SAN JOSE, Calif. -- Talk inside the Washington locker room after Thursday's upset of Marquette turned to the perception that the Huskies simply aren't all that tough.
The idea that Washington, known out West for playing an in-your-face style of defense at home, somehow is considered more of a finesse team in other parts of the nation is something that has gotten back to the Huskies.
"They talk about how we shouldn't be in this tournament and we're soft," guard Venoy Overton said of the people he called "doubters."
And just in case his Dancin' Dawgs didn't realize this, coach Lorenzo Romar made sure to drill that into their heads for motivational purposes before the NCAA tournament.
"As a coaching staff we can get on our players and talk about 'em, but we don't want anyone else to talk about 'em," Washington coach Lorenzo Romar said. "I think our team is a physical team. I think our team goes out and plays a tough brand of basketball.
"We talked about those things. It wasn't like the tough guys [from Marquette] were going to come in and play against the little soft guys. We just wanted to make sure that we knew that was our identity."
The "soft" label is likely a byproduct of being part of a Pac-10 conference that received only two NCAA tournament bids and saw Arizona State and Oregon State lose in the first rounds of the NIT and CBI.
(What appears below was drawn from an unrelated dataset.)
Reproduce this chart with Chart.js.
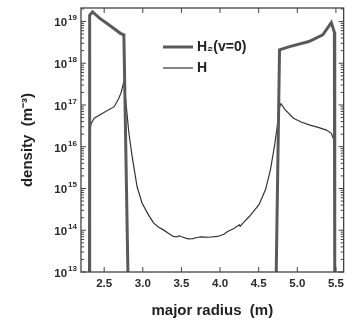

Even the media that covers the conference apparently thinks that while there might be some Tarzans in the conference, they aren't any better than Jayne.
In a recent Oakland Tribune survey of Pac-10 writers, one with tongue planted firmly in cheek predicted Stanford women's basketball star Jayne Appel as the conference's best NBA player in five years. Another wrote down "no one."
And while Washington has the conference's highest-scoring offense, its defense ranks seventh.
But Washington is so good about imposing its will on opponents that numerous Pac-10 coaches have indicated that their chances of taking out the Huskies at Bank of America Arena depend on how tightly the referees call the game.
Letting the Huskies hound the ball doesn't exactly make for a fun evening for opponents, and it was defensive stop after defensive stop that keyed their rally from 15 down against Marquette.
Against New Mexico on Saturday in the second round of the tournament, Overton noted he'd have to pester ball-handlers around the perimeter and help take away the 3-pointer and make the Lobos try to drive the ball. Waiting in the paint would be forward Matthew Bryan-Amaning, the team's tallest player at 6-foot-9.
Told of Overton's comments, New Mexico forward Roman Martinez remained confident in his team.
"We have a lot of guys that can attack the rim, and that's what we've done all year," he said. "I think we're going to be fine with that."
Reputations aren't easy to break, and either way, Washington knows it's representing the Pac-10 in this tournament.
"Whether we like it or not, I think that's what it is," Romar said.